====== MATERIAL PROVIDED ======
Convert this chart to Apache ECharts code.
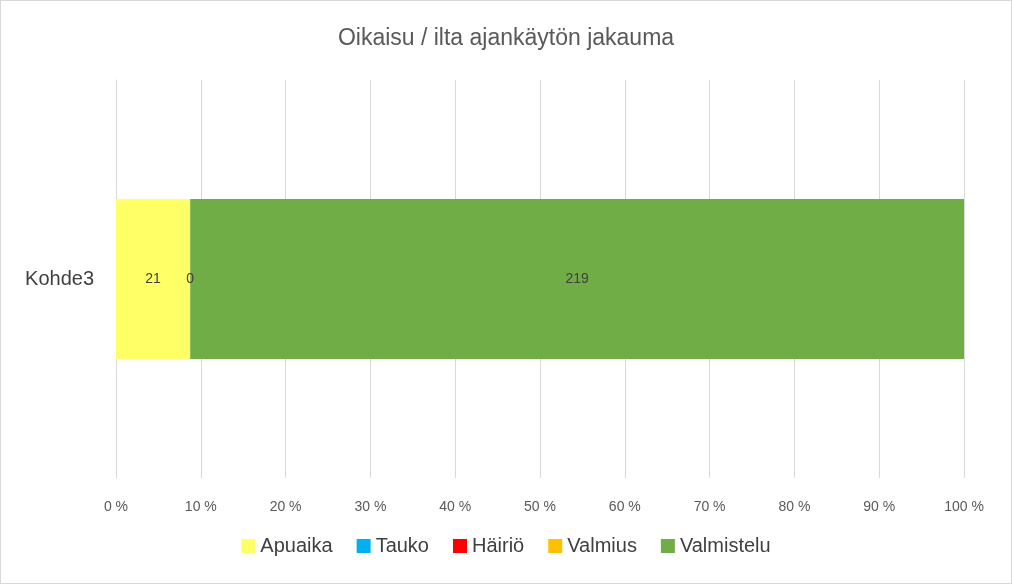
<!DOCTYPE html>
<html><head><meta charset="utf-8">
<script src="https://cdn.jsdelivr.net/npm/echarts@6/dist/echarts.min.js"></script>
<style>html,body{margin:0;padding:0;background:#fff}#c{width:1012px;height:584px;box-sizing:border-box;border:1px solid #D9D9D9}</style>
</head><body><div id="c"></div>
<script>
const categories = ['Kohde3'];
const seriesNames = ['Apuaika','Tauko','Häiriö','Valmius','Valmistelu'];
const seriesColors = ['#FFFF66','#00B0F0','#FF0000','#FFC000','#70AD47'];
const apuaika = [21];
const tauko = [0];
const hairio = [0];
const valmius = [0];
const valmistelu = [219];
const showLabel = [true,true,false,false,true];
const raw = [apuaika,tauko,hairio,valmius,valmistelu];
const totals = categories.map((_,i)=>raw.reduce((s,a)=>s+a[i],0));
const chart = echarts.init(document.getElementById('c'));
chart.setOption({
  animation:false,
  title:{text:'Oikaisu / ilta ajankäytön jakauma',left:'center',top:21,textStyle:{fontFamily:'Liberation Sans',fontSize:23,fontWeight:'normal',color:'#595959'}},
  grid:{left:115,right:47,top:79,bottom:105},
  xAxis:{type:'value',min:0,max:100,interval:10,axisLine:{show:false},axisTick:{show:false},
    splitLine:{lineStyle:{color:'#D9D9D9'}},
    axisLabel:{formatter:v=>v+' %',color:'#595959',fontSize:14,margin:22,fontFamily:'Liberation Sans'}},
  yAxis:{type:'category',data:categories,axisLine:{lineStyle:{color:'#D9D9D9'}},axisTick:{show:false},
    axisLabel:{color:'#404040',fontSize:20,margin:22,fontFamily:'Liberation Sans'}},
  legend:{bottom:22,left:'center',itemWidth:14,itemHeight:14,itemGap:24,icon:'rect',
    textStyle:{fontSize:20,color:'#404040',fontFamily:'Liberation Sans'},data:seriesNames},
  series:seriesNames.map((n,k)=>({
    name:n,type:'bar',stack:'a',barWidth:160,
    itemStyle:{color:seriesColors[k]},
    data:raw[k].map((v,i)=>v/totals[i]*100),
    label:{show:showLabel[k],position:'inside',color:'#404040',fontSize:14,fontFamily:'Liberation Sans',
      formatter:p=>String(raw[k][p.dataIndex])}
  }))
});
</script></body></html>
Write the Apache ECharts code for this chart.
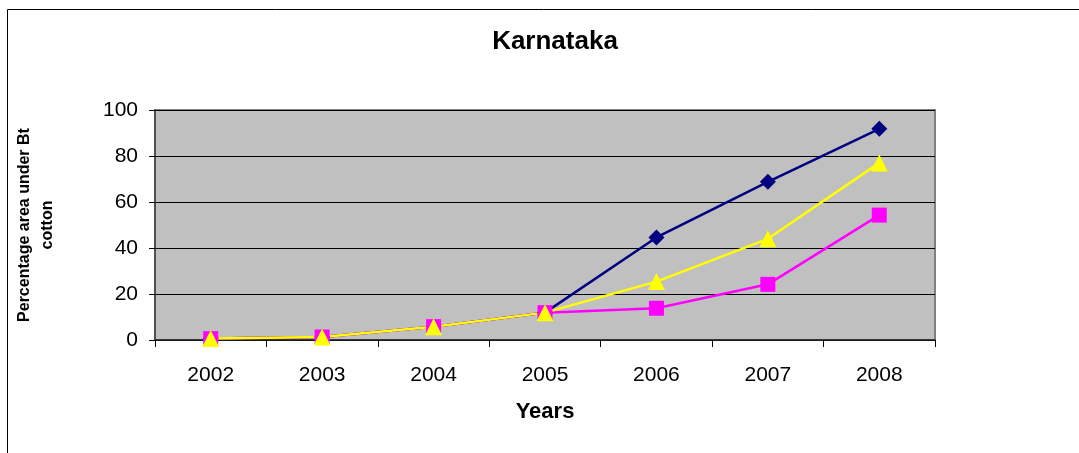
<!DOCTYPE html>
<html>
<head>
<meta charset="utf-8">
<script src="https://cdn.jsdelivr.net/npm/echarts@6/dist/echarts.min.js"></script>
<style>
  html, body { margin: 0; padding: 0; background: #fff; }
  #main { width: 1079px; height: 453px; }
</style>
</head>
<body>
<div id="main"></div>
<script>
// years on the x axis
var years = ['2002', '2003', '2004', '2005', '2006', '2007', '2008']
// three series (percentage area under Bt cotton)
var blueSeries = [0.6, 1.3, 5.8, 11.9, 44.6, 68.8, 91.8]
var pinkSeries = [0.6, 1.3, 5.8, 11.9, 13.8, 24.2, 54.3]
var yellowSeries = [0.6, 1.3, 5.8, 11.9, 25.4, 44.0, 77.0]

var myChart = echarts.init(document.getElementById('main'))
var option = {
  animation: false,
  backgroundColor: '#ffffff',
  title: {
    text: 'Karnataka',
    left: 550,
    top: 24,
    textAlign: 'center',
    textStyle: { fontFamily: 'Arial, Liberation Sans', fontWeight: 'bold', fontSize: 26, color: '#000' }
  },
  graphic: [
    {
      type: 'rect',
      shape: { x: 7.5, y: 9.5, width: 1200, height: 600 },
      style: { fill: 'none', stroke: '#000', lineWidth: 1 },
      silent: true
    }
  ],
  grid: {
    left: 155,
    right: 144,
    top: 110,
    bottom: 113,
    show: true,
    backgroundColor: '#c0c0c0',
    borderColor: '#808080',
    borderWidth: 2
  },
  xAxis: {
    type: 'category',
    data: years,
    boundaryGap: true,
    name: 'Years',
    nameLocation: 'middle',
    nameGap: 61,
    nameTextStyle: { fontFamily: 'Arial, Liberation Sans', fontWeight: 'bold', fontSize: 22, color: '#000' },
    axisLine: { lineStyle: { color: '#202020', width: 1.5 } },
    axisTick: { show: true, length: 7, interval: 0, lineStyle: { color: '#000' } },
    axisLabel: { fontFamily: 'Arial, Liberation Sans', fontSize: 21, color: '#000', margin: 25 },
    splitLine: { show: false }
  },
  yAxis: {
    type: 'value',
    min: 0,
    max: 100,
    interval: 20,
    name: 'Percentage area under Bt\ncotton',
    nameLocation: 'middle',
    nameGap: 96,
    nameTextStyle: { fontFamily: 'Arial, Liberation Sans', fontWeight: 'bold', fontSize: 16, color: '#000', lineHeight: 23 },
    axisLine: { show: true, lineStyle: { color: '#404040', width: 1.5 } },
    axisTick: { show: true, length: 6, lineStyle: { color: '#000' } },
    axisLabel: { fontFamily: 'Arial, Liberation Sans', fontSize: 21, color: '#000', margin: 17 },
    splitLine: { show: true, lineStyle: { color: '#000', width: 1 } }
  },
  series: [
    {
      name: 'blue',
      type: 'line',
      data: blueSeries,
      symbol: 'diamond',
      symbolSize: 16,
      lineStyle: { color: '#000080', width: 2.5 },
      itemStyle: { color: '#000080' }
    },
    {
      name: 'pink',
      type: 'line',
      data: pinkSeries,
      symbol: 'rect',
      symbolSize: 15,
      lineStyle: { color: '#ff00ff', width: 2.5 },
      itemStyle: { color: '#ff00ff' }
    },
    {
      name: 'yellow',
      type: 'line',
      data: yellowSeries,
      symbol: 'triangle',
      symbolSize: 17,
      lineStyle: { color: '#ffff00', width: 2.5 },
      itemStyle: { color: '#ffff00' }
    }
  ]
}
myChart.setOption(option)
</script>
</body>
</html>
======
> [WRITTEN EXERCISE]: Reproduce the listing exactly. Leave its pictures out.

> [FULL ANSWER]:
Convert this chart to Apache ECharts code.
<!DOCTYPE html>
<html><head><meta charset="utf-8">
<script src="https://cdn.jsdelivr.net/npm/echarts@6/dist/echarts.min.js"></script>
<style>html,body{margin:0;padding:0;background:#fff}#c{width:1012px;height:584px;box-sizing:border-box;border:1px solid #D9D9D9}</style>
</head><body><div id="c"></div>
<script>
const categories = ['Kohde3'];
const seriesNames = ['Apuaika','Tauko','Häiriö','Valmius','Valmistelu'];
const seriesColors = ['#FFFF66','#00B0F0','#FF0000','#FFC000','#70AD47'];
const apuaika = [21];
const tauko = [0];
const hairio = [0];
const valmius = [0];
const valmistelu = [219];
const showLabel = [true,true,false,false,true];
const raw = [apuaika,tauko,hairio,valmius,valmistelu];
const totals = categories.map((_,i)=>raw.reduce((s,a)=>s+a[i],0));
const chart = echarts.init(document.getElementById('c'));
chart.setOption({
  animation:false,
  title:{text:'Oikaisu / ilta ajankäytön jakauma',left:'center',top:21,textStyle:{fontFamily:'Liberation Sans',fontSize:23,fontWeight:'normal',color:'#595959'}},
  grid:{left:115,right:47,top:79,bottom:105},
  xAxis:{type:'value',min:0,max:100,interval:10,axisLine:{show:false},axisTick:{show:false},
    splitLine:{lineStyle:{color:'#D9D9D9'}},
    axisLabel:{formatter:v=>v+' %',color:'#595959',fontSize:14,margin:22,fontFamily:'Liberation Sans'}},
  yAxis:{type:'category',data:categories,axisLine:{lineStyle:{color:'#D9D9D9'}},axisTick:{show:false},
    axisLabel:{color:'#404040',fontSize:20,margin:22,fontFamily:'Liberation Sans'}},
  legend:{bottom:22,left:'center',itemWidth:14,itemHeight:14,itemGap:24,icon:'rect',
    textStyle:{fontSize:20,color:'#404040',fontFamily:'Liberation Sans'},data:seriesNames},
  series:seriesNames.map((n,k)=>({
    name:n,type:'bar',stack:'a',barWidth:160,
    itemStyle:{color:seriesColors[k]},
    data:raw[k].map((v,i)=>v/totals[i]*100),
    label:{show:showLabel[k],position:'inside',color:'#404040',fontSize:14,fontFamily:'Liberation Sans',
      formatter:p=>String(raw[k][p.dataIndex])}
  }))
});
</script></body></html>
Write the Apache ECharts code for this chart.
<!DOCTYPE html>
<html>
<head>
<meta charset="utf-8">
<script src="https://cdn.jsdelivr.net/npm/echarts@6/dist/echarts.min.js"></script>
<style>
  html, body { margin: 0; padding: 0; background: #fff; }
  #main { width: 1079px; height: 453px; }
</style>
</head>
<body>
<div id="main"></div>
<script>
// years on the x axis
var years = ['2002', '2003', '2004', '2005', '2006', '2007', '2008']
// three series (percentage area under Bt cotton)
var blueSeries = [0.6, 1.3, 5.8, 11.9, 44.6, 68.8, 91.8]
var pinkSeries = [0.6, 1.3, 5.8, 11.9, 13.8, 24.2, 54.3]
var yellowSeries = [0.6, 1.3, 5.8, 11.9, 25.4, 44.0, 77.0]

var myChart = echarts.init(document.getElementById('main'))
var option = {
  animation: false,
  backgroundColor: '#ffffff',
  title: {
    text: 'Karnataka',
    left: 550,
    top: 24,
    textAlign: 'center',
    textStyle: { fontFamily: 'Arial, Liberation Sans', fontWeight: 'bold', fontSize: 26, color: '#000' }
  },
  graphic: [
    {
      type: 'rect',
      shape: { x: 7.5, y: 9.5, width: 1200, height: 600 },
      style: { fill: 'none', stroke: '#000', lineWidth: 1 },
      silent: true
    }
  ],
  grid: {
    left: 155,
    right: 144,
    top: 110,
    bottom: 113,
    show: true,
    backgroundColor: '#c0c0c0',
    borderColor: '#808080',
    borderWidth: 2
  },
  xAxis: {
    type: 'category',
    data: years,
    boundaryGap: true,
    name: 'Years',
    nameLocation: 'middle',
    nameGap: 61,
    nameTextStyle: { fontFamily: 'Arial, Liberation Sans', fontWeight: 'bold', fontSize: 22, color: '#000' },
    axisLine: { lineStyle: { color: '#202020', width: 1.5 } },
    axisTick: { show: true, length: 7, interval: 0, lineStyle: { color: '#000' } },
    axisLabel: { fontFamily: 'Arial, Liberation Sans', fontSize: 21, color: '#000', margin: 25 },
    splitLine: { show: false }
  },
  yAxis: {
    type: 'value',
    min: 0,
    max: 100,
    interval: 20,
    name: 'Percentage area under Bt\ncotton',
    nameLocation: 'middle',
    nameGap: 96,
    nameTextStyle: { fontFamily: 'Arial, Liberation Sans', fontWeight: 'bold', fontSize: 16, color: '#000', lineHeight: 23 },
    axisLine: { show: true, lineStyle: { color: '#404040', width: 1.5 } },
    axisTick: { show: true, length: 6, lineStyle: { color: '#000' } },
    axisLabel: { fontFamily: 'Arial, Liberation Sans', fontSize: 21, color: '#000', margin: 17 },
    splitLine: { show: true, lineStyle: { color: '#000', width: 1 } }
  },
  series: [
    {
      name: 'blue',
      type: 'line',
      data: blueSeries,
      symbol: 'diamond',
      symbolSize: 16,
      lineStyle: { color: '#000080', width: 2.5 },
      itemStyle: { color: '#000080' }
    },
    {
      name: 'pink',
      type: 'line',
      data: pinkSeries,
      symbol: 'rect',
      symbolSize: 15,
      lineStyle: { color: '#ff00ff', width: 2.5 },
      itemStyle: { color: '#ff00ff' }
    },
    {
      name: 'yellow',
      type: 'line',
      data: yellowSeries,
      symbol: 'triangle',
      symbolSize: 17,
      lineStyle: { color: '#ffff00', width: 2.5 },
      itemStyle: { color: '#ffff00' }
    }
  ]
}
myChart.setOption(option)
</script>
</body>
</html>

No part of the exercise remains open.